The sad, bittersweet—Raymond Carveresque—joke at the heart of film is that Birdman’s skepticism is not entirely misplaced. The scenes from Riggan’s drama that we see—even when dazzlingly played by Keaton, Naomi Watts, Andrea Riseborough, and Edward Norton (as the mercurial, gifted actor who joins the cast)—are the pretty awful stuff of kitchen melodrama; they lack the delicate subtext that makes so much of Carver’s story seem to happen between the lines. And we may well wonder why anyone would seriously imagine that, at this moment in our cultural history, a four-character drama based on “What We Talk About When We Talk About Love” would be a popular draw. Over the past decade, I have been repeatedly surprised, even shocked, by how few students—undergraduates and MFA candidates alike—still read Raymond Carver, or even recognize his name. But even if Iñárritu knows that, Riggan certainly doesn’t, and he is staking his life, his future, and the house that is supposed to go to his daughter, on the play’s success. He is determined to create a work that is “important,” and from early on in the film, we suspect that it will require something very extreme to make that occur.

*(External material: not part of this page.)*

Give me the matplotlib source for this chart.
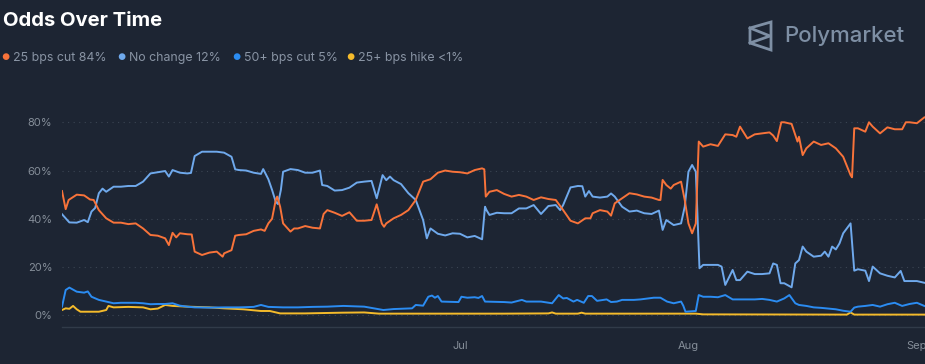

My admiration for Birdman was intensified by the fact that, just a few days before, I’d streamed The Player, Robert Altman’s sly, scathing critique of the Hollywood studio system’s insistence that films be hackneyed, maudlin, banal, predictable, safe, and aimed at an audience with the intelligence and attention span of a not-terribly-bright eight-year-old. Birdman is none of these things, and among the risks that Iñárritu has taken is to have assumed that an audience for it exists: smart, savvy viewers who can at once appreciate—and see beyond and beneath—its innovative technique, its nested ironies, and its knowing in-jokes.

For the most part, this gamble has paid off. Birdman has been nominated for nine Academy Awards and has received a great deal of popular and press attention. Yet the ultimate irony may be that so much of the critical conversation has focused on the surface of a film that is about (among other things) the difficulty of delving beneath the surface—the fleeting distractions, pretensions, and cheesy rewards of our entertainment culture—in order to create something more profound and substantial.

Nearly every review I’ve read has mentioned the fact that Birdman has been shot and edited in a way so as to seem as if it had been filmed in one single, continuous take; that it manages to recreate the claustrophobia of being backstage in the narrow, grubby corridors of a Broadway theater; that Michael Keaton, who played Batman in three successful action adventure films, is playing Riggan, who made his reputation playing the titular superhero; and that the movie contains a number of references to canonical, cerebral authors (Barthes, Borges, Sontag) and classic films.

These references have given cineastes and academically-minded critics an apparently irresistible opportunity to show off. Richard Brody’s review in The New Yorker not only mentions Godard and Hitchcock but also “Jean-Marie Straub and Danièle Huillet, Chantal Akerman, Abbas Kiarostami, Tsai Ming-liang, Hong Sang-soo, Lisandro Alonso, Pedro Costa.” An essay in Forbes magazine criticized Iñárritu for basing Riggan’s play on the original published version of the Carver story, which was alleged to have been substantially changed by his editor Gordon Lish, instead of on the draft that was later published and that was, according to Carver’s widow, closer to what Carver intended. I read the Forbes writer’s detailed comparison of the two versions and remained unable to fathom how any of this might possibly affect our understanding of the film: indeed, why any of it should matter.


What does matter is Birdman’s extraordinary originality, its intensity, its depth, its mixture of nightmare and fun. Like Riggan staggering through Times Square, Birdman charges forward, headlong and without stopping, alternately scourging and exalting its audience with the genuine pain and the holy-fool ridiculousness of a “washed-up” former superhero intent on becoming a martyr to art.